Joan of Arc monument in Philadelphia

Classical Reception: Wonder Woman and the Plague of Athens

In 2015, the Justice League found themselves unable to combat the deadly Amazo Virus. It affected humans and metahumans in fantastical and horrific ways, ultimately killing its victims. Superman and Wonder Woman were among the immune, being an alien and a god respectfully, and thus, they were on the front lines of trying to unravel a cure.

At the peak of their desperation, Wonder Woman evoked a similar situation from Ancient Greece. In Justice League 39 (2015), the Amazonian tells us

The Plague of Athens hit in 430 B.C.

And as the plague spread, so did fear. The Law was ignored as much as the sick. Those tending to either risked their lives.

Beyond the contagion and the disease, the outbreak poisoned minds and hearts.

In the heat of death, panic and depravity ruled Athens.

Compassion and decency collapsed.

Most believed the gods had abandoned them.

That was true.

The gods had.

Wonder Woman succinctly describes one of the most infamous plagues in history. At the beginning of a 3-decade-long war between Athens and Sparta that became known as the Peloponnesian War (431-404 BC), the plague struck and brought Athens to its knees.

Today, we benefit from superb detail provided by Thucydides, an eyewitness to the war and a survivor of the plague.

While Sparta was doing damage to the countryside outside of Athens’ walls, Thucydides informs us that “nothing afflicted and damaged Athenian strength more than” the plague (3.87.2), as it “inflicted a very great amount of suffering on the Athenians, destroying the army” (2.58) and killed “an untold number of the general population” (3.87.3).
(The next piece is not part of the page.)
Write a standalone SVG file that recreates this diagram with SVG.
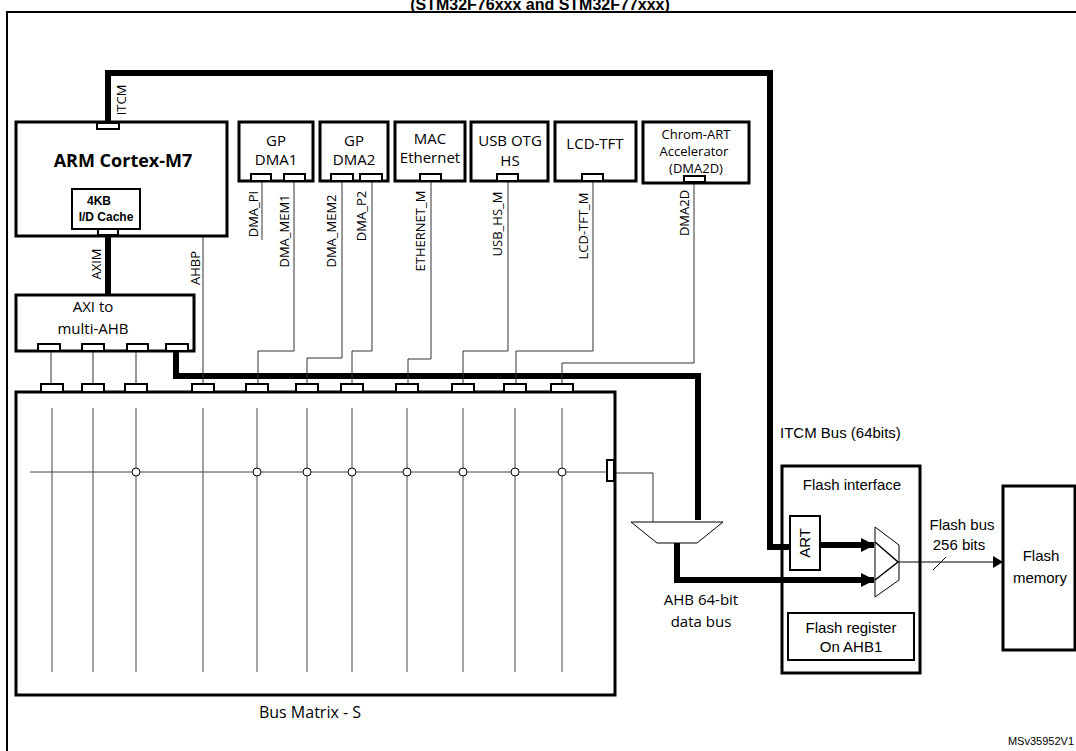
<svg xmlns="http://www.w3.org/2000/svg" width="1076" height="751" viewBox="0 0 1076 751">
<defs>
<style>
.b{fill:#fff;stroke:#000;stroke-width:3}
.p{fill:#fff;stroke:#000;stroke-width:2}
.t{font-family:"Open Sans",sans-serif;font-size:15px;text-anchor:middle}
.s{font-family:"Open Sans",sans-serif;font-size:13px;text-anchor:middle}
.a{font-family:"Liberation Sans",Arial,sans-serif;font-size:15px;text-anchor:middle}
.th{fill:none;stroke:#000;stroke-width:6}
.tn{fill:none;stroke:#333;stroke-width:1}
</style>
<marker id="ah" markerWidth="14" markerHeight="14" refX="13" refY="7" orient="auto" markerUnits="userSpaceOnUse"><path d="M0,0L14,7L0,14z" fill="#000"/></marker>
<marker id="ah2" markerWidth="10" markerHeight="12" refX="9" refY="6" orient="auto" markerUnits="userSpaceOnUse"><path d="M0,0L10,6L0,12z" fill="#000"/></marker>
</defs>
<rect width="1076" height="751" fill="#fff"/>
<text x="540" y="10" font-family="Liberation Sans,Arial,sans-serif" font-size="16" font-weight="bold" text-anchor="middle">(STM32F76xxx and STM32F77xxx)</text>
<path d="M7,751V12H1076" fill="none" stroke="#000" stroke-width="2"/>

<g id="flashif">
<rect x="782" y="466" width="138" height="207" fill="none" stroke="#000" stroke-width="3"/>
<text class="a" x="852" y="490">Flash interface</text>
<polygon points="875,527 899,545 899,580 875,597" fill="#fff" stroke="#000" stroke-width="1"/>
<path d="M875,542L898,562L875,580" fill="none" stroke="#000" stroke-width="1.5"/>
<rect class="p" x="788" y="613" width="126" height="47"/>
<text class="a" font-size="14" x="851" y="633">Flash register</text>
<text class="a" font-size="14" x="851" y="652">On AHB1</text>
</g>

<g id="connectors">
<path class="th" d="M108,126V73H770V547H790"/>
<path class="th" d="M108,236V295"/>
<path class="th" d="M176,351V376H698V520"/>
<path class="th" d="M677,543V580H874" marker-end="url(#ah)"/>
<path class="th" d="M820,545H874" marker-end="url(#ah)"/>
<path class="tn" d="M51,352V383M93,352V383M136,352V383M203,236V383"/>
<path class="tn" d="M262,181V240M294,181V351H258V383M342,181V358H307V383M372,181V351H352V383M431,181V359H408V383M508,181V351H463V383M593,181V351H516V383M694,182V363H562V383"/>
<path class="tn" d="M615,473H653V522"/>
<path d="M899,562H1002" stroke="#000" stroke-width="1" marker-end="url(#ah2)"/>
<path d="M933,570L946,557" stroke="#000" stroke-width="1"/>
</g>

<g id="art">
<rect class="p" x="790" y="516" width="30" height="54"/>
<text class="a" font-size="14" transform="translate(810,543) rotate(-90)">ART</text>
</g>

<g id="cpu">
<rect class="b" x="16" y="122" width="211" height="114"/>
<text x="123" y="167" font-family="Open Sans,sans-serif" font-size="18" font-weight="bold" text-anchor="middle">ARM Cortex-M7</text>
<rect class="p" x="97" y="123" width="22" height="6"/>
<rect class="p" x="72" y="189" width="68" height="40"/>
<text x="99" y="205" font-family="Liberation Sans,Arial,sans-serif" font-size="12" font-weight="bold" text-anchor="middle">4KB</text>
<text x="106" y="221" font-family="Liberation Sans,Arial,sans-serif" font-size="12" font-weight="bold" text-anchor="middle">I/D Cache</text>
<rect class="p" x="98" y="229" width="20" height="6"/>
<text class="s" transform="translate(126,100) rotate(-90)">ITCM</text>
<text class="s" transform="translate(101,264) rotate(-90)">AXIM</text>
<text class="s" transform="translate(200,268) rotate(-90)">AHBP</text>
</g>

<g id="axi">
<rect class="b" x="16" y="295" width="178" height="56"/>
<text class="t" x="93" y="312">AXI to</text>
<text class="t" x="93" y="334">multi-AHB</text>
<rect class="p" x="38" y="344" width="22" height="7"/>
<rect class="p" x="82" y="344" width="22" height="7"/>
<rect class="p" x="127" y="344" width="21" height="7"/>
<rect class="p" x="166" y="344" width="22" height="7"/>
</g>

<g id="dma1">
<rect class="b" x="239" y="122" width="74" height="59"/>
<text class="t" x="276" y="146">GP</text><text class="t" x="276" y="165">DMA1</text>
<rect class="p" x="251" y="174" width="20" height="7"/><rect class="p" x="284" y="174" width="21" height="7"/>
<text class="s" transform="translate(258,214) rotate(-90)">DMA_PI</text>
<text class="s" transform="translate(289,231) rotate(-90)">DMA_MEM1</text>
</g>
<g id="dma2">
<rect class="b" x="320" y="122" width="68" height="59"/>
<text class="t" x="354" y="146">GP</text><text class="t" x="354" y="165">DMA2</text>
<rect class="p" x="331" y="174" width="22" height="7"/><rect class="p" x="360" y="174" width="22" height="7"/>
<text class="s" transform="translate(336,231) rotate(-90)">DMA_MEM2</text>
<text class="s" transform="translate(366,216) rotate(-90)">DMA_P2</text>
</g>
<g id="mac">
<rect class="b" x="395" y="122" width="70" height="59"/>
<text class="t" x="430" y="144">MAC</text><text class="t" x="430" y="163">Ethernet</text>
<rect class="p" x="420" y="174" width="21" height="7"/>
<text class="s" transform="translate(425,231) rotate(-90)">ETHERNET_M</text>
</g>
<g id="usb">
<rect class="b" x="471" y="122" width="77" height="59"/>
<text class="t" x="510" y="146">USB OTG</text><text class="t" x="510" y="166">HS</text>
<rect class="p" x="497" y="174" width="21" height="7"/>
<text class="s" transform="translate(502,224) rotate(-90)">USB_HS_M</text>
</g>
<g id="lcd">
<rect class="b" x="555" y="122" width="81" height="59"/>
<text class="t" x="595" y="149">LCD-TFT</text>
<rect class="p" x="582" y="174" width="21" height="7"/>
<text class="s" transform="translate(588,226) rotate(-90)">LCD-TFT_M</text>
</g>
<g id="dma2d">
<rect class="b" x="643" y="122" width="106" height="61"/>
<text class="s" x="696" y="139" font-size="14">Chrom-ART</text>
<text class="s" x="694" y="156" font-size="14">Accelerator</text>
<text class="s" x="696" y="173" font-size="14">(DMA2D)</text>
<rect class="p" x="684" y="176" width="21" height="6"/>
<text class="s" transform="translate(689,213) rotate(-90)">DMA2D</text>
</g>

<g id="busmatrix">
<rect class="b" x="16" y="392" width="599" height="303"/>
<g fill="#fff" stroke="#000" stroke-width="2">
<rect x="41" y="384" width="22" height="8"/><rect x="82" y="384" width="22" height="8"/><rect x="125" y="384" width="22" height="8"/>
<rect x="192" y="384" width="22" height="8"/><rect x="246" y="384" width="22" height="8"/><rect x="296" y="384" width="22" height="8"/>
<rect x="341" y="384" width="22" height="8"/><rect x="396" y="384" width="22" height="8"/><rect x="452" y="384" width="22" height="8"/>
<rect x="504" y="384" width="22" height="8"/><rect x="551" y="384" width="22" height="8"/>
<rect x="607" y="460" width="7" height="21"/>
</g>
<path stroke="#444" stroke-width="1" d="M52,408V672M93,408V672M136,408V672M203,408V672M257,408V672M307,408V672M352,408V672M407,408V672M463,408V672M515,408V672M562,408V672M30,472H607"/>
<g fill="#fff" stroke="#000" stroke-width="1">
<circle cx="136" cy="472" r="4"/><circle cx="257" cy="472" r="4"/><circle cx="307" cy="472" r="4"/><circle cx="352" cy="472" r="4"/>
<circle cx="407" cy="472" r="4"/><circle cx="463" cy="472" r="4"/><circle cx="515" cy="472" r="4"/><circle cx="562" cy="472" r="4"/>
</g>
<text class="t" x="310" y="718" style="font-size:16px">Bus Matrix - S</text>
</g>

<g id="mux">
<polygon points="631,522 723,522 697,543 657,543" fill="#fff" stroke="#000" stroke-width="1"/>
<text class="t" x="701" y="605">AHB 64-bit</text>
<text class="t" x="701" y="627">data bus</text>
</g>

<text class="a" x="962" y="530">Flash bus</text>
<text class="a" x="959" y="550">256 bits</text>
<text class="a" x="780" y="438" style="text-anchor:start">ITCM Bus (64bits)</text>

<g id="flashmem">
<rect class="b" x="1003" y="486" width="72" height="164"/>
<text class="a" x="1041" y="561">Flash</text>
<text class="a" x="1040" y="583">memory</text>
</g>
<text x="1074" y="745" font-family="Liberation Sans,Arial,sans-serif" font-size="11" text-anchor="end">MSv35952V1</text>
</svg>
Modern historians estimate that the plague killed 1/3rd of the city’s population, as it ebbed and flowed for years. ((This is the common estimate for the devastation of the Athenian population. For example, see Lawrence A. Tritle, A New History of the Peloponnesian War (Malden: Wiley-Blackwell, 2010), 48; Terry Buckley, Aspects of Greek History: A Source-Based Approach, 2nd ed. (New York: Routledge, 2010), 342.))

Wonder Woman tells us that “Most believed the gods had abandoned them. That was true.” There are tales of Greeks envisioning plagues and natural disasters as instruments of the gods. The Iliad opens with Apollo firing arrows at the Spartans, inflicting them with a plague (1.74-83).

In Athens, Thucydides is clear that initially doctors were clueless and appeasements to the gods had no affect (2.47). He also points to how a Delphic prophesy was misinterpreted to show that the gods favored Sparta over Athens, which people seemed to believe since Sparta was relatively spared from the plague (1.118.3, 2.54.4). However, Thucydides was more rational in his thinking, brushing aside fantastical origins of the plague and instead tracing it from Ethiopia, then Egypt, Libya, and finally the Persian Empire before reaching Greece (2.48). As for those misinterpreting the Delphic prophecy, Thucydides believed “men shaped their memories in accordance with what they experienced” (2.54).

Wonder Woman also tells us “the outbreak poisoned minds and hearts. In the heat of death, panic and depravity ruled Athens. Compassion and decency collapsed.” Thucydides provides more detail in one of his more brutal passages:

The plague was the starting point for greater lawlessness in the city. Everyone was ready to be bolder about activities they had previously enjoyed only in secret…whatever was pleasant immediately and whatever was conducive to that were deemed both noble and useful. Neither fear of the gods nor law of man was a deterrent, since it was judged all the same whether they were pious or not because of seeing everyone dying with no difference, and since no one anticipated that he would live till trial and pay the penalty for his crimes, but that the much greater penalty which had already been pronounced was hanging over them, and it was reasonable to get some satisfaction from life before that descended (2.53).

At the point in the story where Wonder Woman evokes the Plague of Athens, the Justice League are also facing terrible odds with hospitals full of dead and dying and the streets filled with lawlessness. Thucydides also described dead and dying lying on top of each other while sanctuaries were filled with the dead. Bodies were burned or tossed into mass graves (2.52). As for the survivors, “their minds reduced to despair on every count” (2.59).

Wonder Woman blurs the lines of fictitious and historical desperation eerily. If this is too bleak for readers who may cringe at the thought of gods abandoning inflicted people, the Amazonian concludes her monologue with “This god won’t. My name is Diana. I am the daughter of the Amazons. I am Wonder Woman.”